There seems to be another small tributary rising somewhere around Darrick Wood, it is clear on OS maps, I vaguely remember this from running an old route of the Orpington 10k, but I didn’t re-investigate on the ground. It joins before the eastern branch traverses Crofton Road.
Beyond Crofton Road, the river enters the delightful woodland of Crofton Heath, it cuts a small valley through the (just) turning trees – several wagtails were enjoying the dappled sunlight, alas, my shutter finger was not quick enough to capture them. The river eventually emerges from the woodland and skirts fields with horses, the dividing fence with several encouragements not to feed them, before it disappears from view at another ‘screen’ on the descent into Petts Wood.
The Western Branch
The westerly source is a few hundred metres away in Ninehams Wood, this too is out of bounds, but the owners here are a little less subtle about keeping out the fluvial flâneur – a mixture of razor wire and threatening signage every few metres along the public right of way that skirts the woodland.
There probably wouldn’t have been that much to see though had I been brave enough to ignore the warning – there was little sign of water in one of the driest Septembers on record. There was a dip in the path with a small gully and ‘screen’ which to stop debris entering the pipe that would take Kyd Brook northwards.
Even following a right of way parallel to the nascent Quaggy proved harder than expected – there was a massive wooden gate to the private estate which proved hard to open and one of the locals seemed reluctant to accept that there was a public right of way through the opulent modern pastiches of architectural styles past. Back in the civilisation of the A21, the course was clear to see, there is a clear dip in the road adjacent to Ye Olde Whyte Lyon. While there was no evidence of water – it was there in the past as an old postcard shows (Source – eBay Feb 2016).
It would then have crossed the current Princess Royal Hospital site. Like many current hospitals, it had its origins as a workhouse. It goes back to 1844 and there is much more on the site at the Bromley page of the workhouses website, before later becoming the Farnborough Hospital. The site was re-branded and rebuilt as part of the disastrous Private Finance Initiative scheme of 2003, its financial difficulties nearly led to the partial closure of another hospital within the wider Ravensbourne catchment – my local one, Lewisham. Although after protests and legal action, the closure of A&E and partial closure of the maternity section were prevented.
A couple of hundred metres along the road towards Orpington, a clear course for the young river appears on Tugmutton Common, marked on older OS maps as Broadstreet Green (see above), although it isn’t even damp to the touch; maybe there is a flow in wetter conditions though. There is another ditch at right angles to Crofton Road, there is water in this, although not much, and while the ditch continues, meandering alongside the edge of the common oddly to the base of a tree, but the water peters out quite quickly.
The junction between the two is made underground, but the combined source emerges out into the open on the opposite side of Crofton Road, hugging a narrow space between gardens.
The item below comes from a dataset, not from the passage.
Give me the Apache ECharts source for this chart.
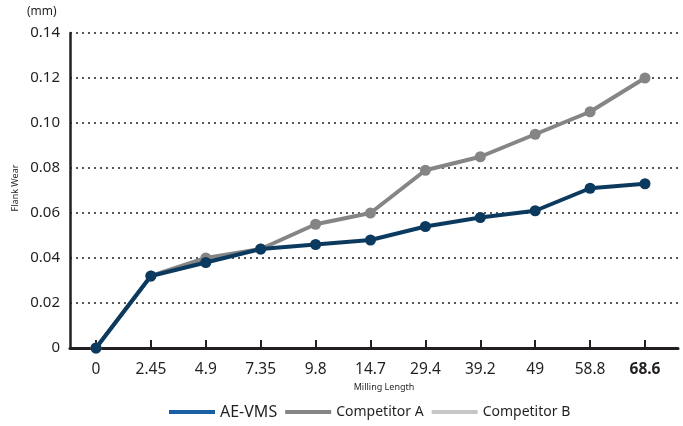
<!DOCTYPE html>
<html>
<head>
<meta charset="utf-8">
<script src="https://cdn.jsdelivr.net/npm/echarts@6/dist/echarts.min.js"></script>
<style>
html,body{margin:0;padding:0;background:#fff;}
#chart{width:683px;height:426px;}
</style>
</head>
<body>
<div id="chart"></div>
<script>
var categories = ['0', '2.45', '4.9', '7.35', '9.8', '14.7', '29.4', '39.2', '49', '58.8', '68.6'];
var aeVms = [0, 0.032, 0.038, 0.044, 0.046, 0.048, 0.054, 0.058, 0.061, 0.071, 0.073];
var competitorA = [0, 0.032, 0.040, 0.044, 0.055, 0.060, 0.079, 0.085, 0.095, 0.105, 0.120];
var competitorB = [];
var yTicks = ['0', '0.02', '0.04', '0.06', '0.08', '0.10', '0.12', '0.14'];

var FONT = '"Noto Sans", "Open Sans", sans-serif';
var INK = '#231f20';
var chart = echarts.init(document.getElementById('chart'), null, {renderer: 'canvas'});

chart.setOption({
  animation: false,
  textStyle: {fontFamily: FONT},
  grid: [
    {left: 70, right: 5, top: 33, bottom: 78},
    {left: 96, right: 38, top: 33, bottom: 78}
  ],
  xAxis: [
    {
      gridIndex: 0, type: 'value', min: 0, max: 1,
      axisLine: {show: true, lineStyle: {color: INK, width: 3}},
      axisTick: {show: false}, axisLabel: {show: false}, splitLine: {show: false}
    },
    {
      gridIndex: 1, type: 'category', data: categories, boundaryGap: false,
      axisLine: {show: false},
      axisTick: {show: true, inside: true, alignWithLabel: true, interval: 0, length: 8, lineStyle: {color: INK, width: 2}},
      axisLabel: {
        interval: 0, margin: 14, fontSize: 15.5, color: INK, fontFamily: FONT,
        formatter: function (v, i) { return i === categories.length - 1 ? '{b|' + v + '}' : v; },
        rich: {b: {fontWeight: 'bold', fontSize: 15.5, color: INK, fontFamily: FONT}}
      },
      splitLine: {show: false}
    }
  ],
  yAxis: [
    {
      gridIndex: 0, type: 'value', min: 0, max: 0.14, interval: 0.02,
      axisLine: {show: true, lineStyle: {color: INK, width: 2.5}},
      axisTick: {show: false},
      axisLabel: {
        margin: 10, fontSize: 15, color: INK, fontFamily: FONT,
        formatter: function (v) { return yTicks[Math.round(v / 0.02)]; }
      },
      splitLine: {show: true, lineStyle: {color: INK, width: 1.5, type: [2, 4]}}
    },
    {
      gridIndex: 1, type: 'value', min: 0, max: 0.14, interval: 0.02, show: false
    }
  ],
  legend: {
    bottom: 1, left: 164,
    icon: 'rect', itemWidth: 46, itemHeight: 4, itemGap: 8,
    textStyle: {color: INK, fontFamily: FONT, fontSize: 14},
    data: [
      {name: 'AE-VMS', itemStyle: {color: '#1b5fa5'}, textStyle: {fontSize: 16}},
      {name: 'Competitor A', itemStyle: {color: '#858585'}},
      {name: 'Competitor B', itemStyle: {color: '#c6c6c6'}}
    ]
  },
  graphic: [
    {type: 'text', left: 27, top: 6, style: {text: '(mm)', fontSize: 12, fill: INK, fontFamily: FONT}},
    {type: 'text', x: 15, y: 188, rotation: Math.PI / 2,
      style: {text: 'Flank Wear', fontSize: 9, fill: INK, fontFamily: FONT, align: 'center', verticalAlign: 'middle'}},
    {type: 'text', x: 384, y: 387,
      style: {text: 'Milling Length', fontSize: 9, fill: INK, fontFamily: FONT, align: 'center', verticalAlign: 'middle'}}
  ],
  series: [
    {
      name: 'Competitor B', type: 'line', xAxisIndex: 1, yAxisIndex: 1, data: competitorB,
      symbol: 'circle', symbolSize: 11, z: 2,
      lineStyle: {color: '#c6c6c6', width: 4}, itemStyle: {color: '#c6c6c6'}
    },
    {
      name: 'Competitor A', type: 'line', xAxisIndex: 1, yAxisIndex: 1, data: competitorA,
      symbol: 'circle', symbolSize: 11, z: 3,
      lineStyle: {color: '#858585', width: 4}, itemStyle: {color: '#858585'}
    },
    {
      name: 'AE-VMS', type: 'line', xAxisIndex: 1, yAxisIndex: 1, data: aeVms,
      symbol: 'circle', symbolSize: 11, z: 4,
      lineStyle: {color: '#0c3a5f', width: 4}, itemStyle: {color: '#0c3a5f'}
    }
  ]
});
</script>
</body>
</html>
The river enters Crofton Heath and flows initially more or less parallel to its eastern sibling, although there is less of a valley and the path alongside it is much less well defined. It slowly comes closer and it too is culverted under suburbia, with a cul-de-sac taking its name.
The confluence between the two branches is close by – near the junction of Ryecroft Road and Kenilworth Road. The valley of the combined Kyd Brook is clear a few metres further downstream as Ryecroft Road meets Queensway. We will leave the river here for another day to follow downstream through Petts Wood.